## SET TASK
From the first line of the listing below to the line with "firm_tl_7 = [-0.0047, 0.1363, -1.4230, 11.600]", print each line exactly, and nothing more. Leave out the pictures.

***** COLLECTED MATERIAL

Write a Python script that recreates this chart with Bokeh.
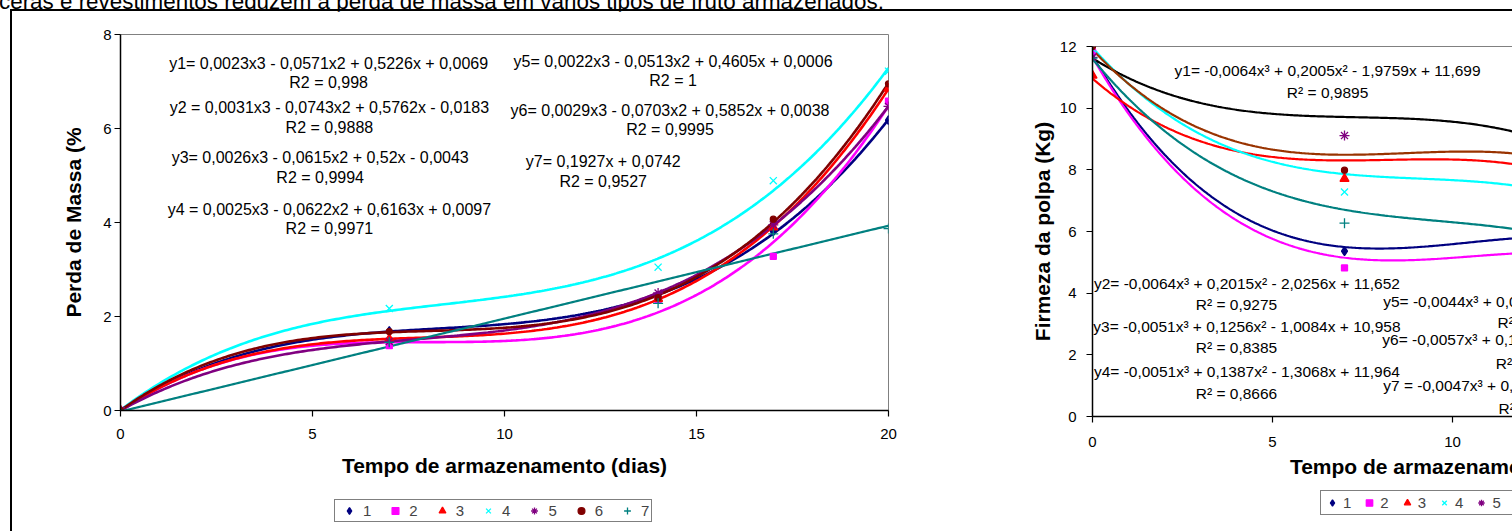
import numpy as np
from bokeh.plotting import figure
from bokeh.models import (Range1d, FixedTicker, Label, Legend, LegendItem, Div,
                          GlobalInlineStyleSheet)
from bokeh.layouts import column, row
from bokeh.embed import file_html
from bokeh.resources import INLINE

FONT = "Liberation Sans"

# ---------------- data: left chart (Perda de Massa, %) ----------------
days = [0, 7, 14, 17, 20]
perda_1 = [0.0, 1.69, 2.43, 3.81, 6.18]
perda_2 = [0.0, 1.38, 2.35, 3.28, 6.58]
perda_3 = [0.0, 1.52, 2.38, 3.90, 6.85]
perda_4 = [0.0, 2.17, 3.05, 4.89, 7.22]
perda_5 = [0.0, 1.47, 2.50, 3.95, 6.47]
perda_6 = [0.0, 1.68, 2.40, 4.07, 6.95]
perda_7 = [0.0, 1.45, 2.28, 3.76, 3.87]
perda_trend_degree = [3, 3, 3, 3, 3, 3, 1]

perda_eq = [
    "y1= 0,0023x3 - 0,0571x2 + 0,5226x + 0,0069",
    "y2 = 0,0031x3 - 0,0743x2 + 0,5762x - 0,0183",
    "y3= 0,0026x3 - 0,0615x2 + 0,52x - 0,0043",
    "y4 = 0,0025x3 - 0,0622x2 + 0,6163x + 0,0097",
    "y5= 0,0022x3 - 0,0513x2 + 0,4605x + 0,0006",
    "y6= 0,0029x3 - 0,0703x2 + 0,5852x + 0,0038",
    "y7= 0,1927x + 0,0742",
]
perda_r2 = ["R2 = 0,998", "R2 = 0,9888", "R2 = 0,9994", "R2 = 0,9971",
            "R2 = 1", "R2 = 0,9995", "R2 = 0,9527"]

# ---------------- data: right chart (Firmeza da polpa, Kg) ----------------
days_firmeza = [0, 7]
firm_1 = [11.75, 5.36]
firm_2 = [11.82, 4.82]
firm_3 = [11.06, 7.71]
firm_4 = [11.93, 7.28]
firm_5 = [11.65, 9.11]
firm_6 = [12.00, 7.99]
firm_7 = [11.62, 6.27]

# trendline coefficients (x^3, x^2, x, constant)
firm_tl_1 = [-0.0064, 0.2005, -1.9759, 11.699]
firm_tl_2 = [-0.0064, 0.2015, -2.0256, 11.652]
firm_tl_3 = [-0.0051, 0.1256, -1.0084, 10.958]
firm_tl_4 = [-0.0051, 0.1387, -1.3068, 11.964]
firm_tl_5 = [-0.0044, 0.0969, -0.7350, 11.620]
firm_tl_6 = [-0.0057, 0.1490, -1.2510, 11.900]
firm_tl_7 = [-0.0047, 0.1363, -1.4230, 11.600]

firm_eq = [
    "y1= -0,0064x³ + 0,2005x² - 1,9759x + 11,699",
    "y2= -0,0064x³ + 0,2015x² - 2,0256x + 11,652",
    "y3= -0,0051x³ + 0,1256x² - 1,0084x + 10,958",
    "y4= -0,0051x³ + 0,1387x² - 1,3068x + 11,964",
    "y5= -0,0044x³ + 0,0969x² - 0,735x + 11,62",
    "y6= -0,0057x³ + 0,149x² - 1,251x + 11,9",
    "y7 = -0,0047x³ + 0,1363x² - 1,423x + 11,6",
]
firm_r2 = ["R² = 0,9895", "R² = 0,9275", "R² = 0,8385", "R² = 0,8666",
           "R² = 0,9012", "R² = 0,9644", "R² = 0,9423"]

series_labels = ["1", "2", "3", "4", "5", "6", "7"]

# ---------------- styles ----------------
markers = ["diamond", "square", "triangle", "x", "asterisk", "circle", "cross"]
msizes = [9, 6, 9, 10, 10, 6, 10]
colors = ["#000080", "#FF00FF", "#FF0000", "#00FFFF", "#800080", "#800000", "#008080"]
firm_line_colors = ["#000080", "#FF00FF", "#FF0000", "#00FFFF", "#000000", "#993300", "#008080"]


def style_axes(p):
    p.grid.visible = False
    for ax in (p.xaxis[0], p.yaxis[0]):
        ax.axis_line_color = "black"
        ax.axis_line_width = 1.5
        ax.major_tick_line_color = "black"
        ax.major_tick_line_width = 1.2
        ax.major_tick_out = 6
        ax.major_tick_in = 0
        ax.minor_tick_line_color = None
        ax.major_label_text_font = FONT
        ax.major_label_text_font_size = "15px"
        ax.major_label_text_color = "black"
        ax.axis_label_text_font = FONT
        ax.axis_label_text_font_size = "21px"
        ax.axis_label_text_font_style = "bold"
        ax.axis_label_text_color = "black"


def legend_figure(width, height, xs, series, location, padding, spacing, glyph_w, glyph_h,
                  standoff):
    # a strip below the chart that only holds the chart's legend; its ranges keep the
    # series' points out of view so that only the legend swatches show
    lf = figure(width=width, height=height, x_range=Range1d(-2, -1), y_range=Range1d(-2, -1),
                title=None, output_backend="svg", toolbar_location=None,
                x_axis_location=None, y_axis_location=None, min_border=0,
                background_fill_color="white", border_fill_color="white")
    lf.outline_line_color = None
    lf.grid.visible = False
    rs = [lf.scatter(xs, series[i], marker=markers[i], size=msizes[i], fill_color=colors[i],
                     line_color=colors[i], line_width=1.3) for i in range(7)]
    leg = Legend(items=[LegendItem(label=series_labels[i], renderers=[rs[i]]) for i in range(7)],
                 location=location, orientation="horizontal",
                 border_line_color="black", border_line_width=1,
                 background_fill_color="white", background_fill_alpha=1,
                 label_text_font=FONT, label_text_font_size="15px",
                 padding=padding, spacing=spacing, margin=0,
                 glyph_width=glyph_w, glyph_height=glyph_h, label_height=glyph_h,
                 label_width=8, label_standoff=standoff)
    lf.add_layout(leg)
    return lf


# ================= left chart =================
p1 = figure(width=923, height=479, x_range=Range1d(0, 20), y_range=Range1d(0, 8),
            title=None, output_backend="svg", toolbar_location=None,
            min_border_left=108, min_border_right=47, min_border_top=23, min_border_bottom=80,
            background_fill_color="white", border_fill_color="white")
p1.outline_line_color = "#808080"
p1.outline_line_width = 1
style_axes(p1)
p1.xaxis.ticker = FixedTicker(ticks=[0, 5, 10, 15, 20])
p1.yaxis.ticker = FixedTicker(ticks=[0, 2, 4, 6, 8])
p1.xaxis.axis_label = "Tempo de armazenamento (dias)"
p1.yaxis.axis_label = "Perda de Massa (%"
p1.xaxis.major_label_standoff = 12
p1.yaxis.major_label_standoff = 3
p1.xaxis.axis_label_standoff = 12
p1.yaxis.axis_label_standoff = 15

perda_series = [perda_1, perda_2, perda_3, perda_4, perda_5, perda_6, perda_7]
xs_dense = np.linspace(0, 20, 300)
for i, ys in enumerate(perda_series):
    coef = np.polyfit(days, ys, perda_trend_degree[i])
    p1.line(xs_dense, np.polyval(coef, xs_dense), line_color=colors[i],
            line_width=2.6 if i < 6 else 2.2)

for i, ys in enumerate(perda_series):
    p1.scatter(days, ys, marker=markers[i], size=msizes[i],
               fill_color=colors[i], line_color=colors[i], line_width=1.3)

# equation labels (x, y in data units)
perda_eq_pos = [(5.42, 7.39), (5.44, 6.45), (5.20, 5.39), (5.44, 4.28),
                (14.39, 7.43), (14.31, 6.38), (12.57, 5.30)]
perda_r2_pos = [(5.42, 6.98), (5.44, 6.02), (5.20, 4.96), (5.44, 3.87),
                (14.39, 7.02), (14.31, 5.98), (12.57, 4.87)]
for txt, (x, y) in zip(perda_eq, perda_eq_pos):
    p1.add_layout(Label(x=x, y=y, text=txt, text_align="center", text_baseline="middle",
                        text_font=FONT, text_font_size="16px", text_color="black"))
for txt, (x, y) in zip(perda_r2, perda_r2_pos):
    p1.add_layout(Label(x=x, y=y, text=txt, text_align="center", text_baseline="middle",
                        text_font=FONT, text_font_size="16px", text_color="black"))

leg_fig1 = legend_figure(923, 41, days, perda_series, (214, 9), padding=2, spacing=12,
                         glyph_w=24, glyph_h=17, standoff=2)

# ================= right chart (continues past the window edge) =================
p2 = figure(width=887, height=479, x_range=Range1d(0, 20), y_range=Range1d(0, 12),
            title=None, output_backend="svg", toolbar_location=None,
            min_border_left=157, min_border_right=10, min_border_top=35, min_border_bottom=74,
            background_fill_color="white", border_fill_color="white")
p2.outline_line_color = "#808080"
p2.outline_line_width = 1
style_axes(p2)
p2.xaxis.ticker = FixedTicker(ticks=[0, 5, 10, 15, 20])
p2.yaxis.ticker = FixedTicker(ticks=[0, 2, 4, 6, 8, 10, 12])
p2.xaxis.axis_label = "Tempo de armazenamento (dias)"
p2.yaxis.axis_label = "Firmeza da polpa (Kg)"
p2.xaxis.major_label_standoff = 14
p2.yaxis.major_label_standoff = 10
p2.xaxis.axis_label_standoff = 5
p2.yaxis.axis_label_standoff = 3

firm_series = [firm_1, firm_2, firm_3, firm_4, firm_5, firm_6, firm_7]
firm_tl = [firm_tl_1, firm_tl_2, firm_tl_3, firm_tl_4, firm_tl_5, firm_tl_6, firm_tl_7]
xs2 = np.linspace(0, 20, 400)
for i, coef in enumerate(firm_tl):
    p2.line(xs2, np.polyval(coef, xs2), line_color=firm_line_colors[i], line_width=2.2)

for i, ys in enumerate(firm_series):
    p2.scatter(days_firmeza, ys, marker=markers[i], size=msizes[i],
               fill_color=colors[i], line_color=colors[i], line_width=1.3)

firm_eq_pos = [(6.53, 11.22, "center"), (4.29, 4.31, "center"), (4.29, 2.92, "center"),
               (4.29, 1.47, "center"), (8.075, 3.73, "left"), (8.05, 2.49, "left"),
               (8.075, 1.01, "left")]
firm_r2_pos = [(6.53, 10.52, "center"), (4.0, 3.63, "center"), (4.0, 2.24, "center"),
               (4.0, 0.75, "center"), (11.25, 3.06, "left"), (11.20, 1.73, "left"),
               (11.28, 0.25, "left")]
for txt, (x, y, al) in zip(firm_eq, firm_eq_pos):
    p2.add_layout(Label(x=x, y=y, text=txt, text_align=al, text_baseline="middle",
                        text_font=FONT, text_font_size="15.5px", text_color="black"))
for txt, (x, y, al) in zip(firm_r2, firm_r2_pos):
    p2.add_layout(Label(x=x, y=y, text=txt, text_align=al, text_baseline="middle",
                        text_font=FONT, text_font_size="15.5px", text_color="black"))

leg_fig2 = legend_figure(887, 41, days_firmeza, firm_series, (228, 16), padding=3, spacing=10,
                         glyph_w=16, glyph_h=17, standoff=3)

# ================= page frame =================
top_text = Div(
    text='<div style="position:absolute; left:-1px; top:-9px; white-space:nowrap; '
         'font-family:\'Liberation Sans\',Arial,sans-serif; font-size:22.4px; line-height:22px; '
         'color:#000;">ceras e revestimentos reduzem a perda de massa em vários tipos de fruto armazenados.</div>',
    width=1512, height=9, margin=(0, 0, 0, 0))
hline = Div(text="", width=1502, height=2, margin=(0, 0, 0, 10),
            styles={"background-color": "black"})
vline = Div(text="", width=2, height=520, margin=(0, 0, 0, 10),
            styles={"background-color": "black"})

layout = column(top_text, hline,
                row(vline, column(p1, leg_fig1, spacing=0), column(p2, leg_fig2, spacing=0),
                    spacing=0),
                spacing=0)
layout.stylesheets = [GlobalInlineStyleSheet(css="html, body { overflow: hidden !important; margin: 0; }")]

open("out.html", "w").write(file_html(layout, INLINE))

**********

## SOLUTION BELOW
Write a Python script that recreates this chart with Bokeh.
import numpy as np
from bokeh.plotting import figure
from bokeh.models import (Range1d, FixedTicker, Label, Legend, LegendItem, Div,
                          GlobalInlineStyleSheet)
from bokeh.layouts import column, row
from bokeh.embed import file_html
from bokeh.resources import INLINE

FONT = "Liberation Sans"

# ---------------- data: left chart (Perda de Massa, %) ----------------
days = [0, 7, 14, 17, 20]
perda_1 = [0.0, 1.69, 2.43, 3.81, 6.18]
perda_2 = [0.0, 1.38, 2.35, 3.28, 6.58]
perda_3 = [0.0, 1.52, 2.38, 3.90, 6.85]
perda_4 = [0.0, 2.17, 3.05, 4.89, 7.22]
perda_5 = [0.0, 1.47, 2.50, 3.95, 6.47]
perda_6 = [0.0, 1.68, 2.40, 4.07, 6.95]
perda_7 = [0.0, 1.45, 2.28, 3.76, 3.87]
perda_trend_degree = [3, 3, 3, 3, 3, 3, 1]

perda_eq = [
    "y1= 0,0023x3 - 0,0571x2 + 0,5226x + 0,0069",
    "y2 = 0,0031x3 - 0,0743x2 + 0,5762x - 0,0183",
    "y3= 0,0026x3 - 0,0615x2 + 0,52x - 0,0043",
    "y4 = 0,0025x3 - 0,0622x2 + 0,6163x + 0,0097",
    "y5= 0,0022x3 - 0,0513x2 + 0,4605x + 0,0006",
    "y6= 0,0029x3 - 0,0703x2 + 0,5852x + 0,0038",
    "y7= 0,1927x + 0,0742",
]
perda_r2 = ["R2 = 0,998", "R2 = 0,9888", "R2 = 0,9994", "R2 = 0,9971",
            "R2 = 1", "R2 = 0,9995", "R2 = 0,9527"]

# ---------------- data: right chart (Firmeza da polpa, Kg) ----------------
days_firmeza = [0, 7]
firm_1 = [11.75, 5.36]
firm_2 = [11.82, 4.82]
firm_3 = [11.06, 7.71]
firm_4 = [11.93, 7.28]
firm_5 = [11.65, 9.11]
firm_6 = [12.00, 7.99]
firm_7 = [11.62, 6.27]

# trendline coefficients (x^3, x^2, x, constant)
firm_tl_1 = [-0.0064, 0.2005, -1.9759, 11.699]
firm_tl_2 = [-0.0064, 0.2015, -2.0256, 11.652]
firm_tl_3 = [-0.0051, 0.1256, -1.0084, 10.958]
firm_tl_4 = [-0.0051, 0.1387, -1.3068, 11.964]
firm_tl_5 = [-0.0044, 0.0969, -0.7350, 11.620]
firm_tl_6 = [-0.0057, 0.1490, -1.2510, 11.900]
firm_tl_7 = [-0.0047, 0.1363, -1.4230, 11.600]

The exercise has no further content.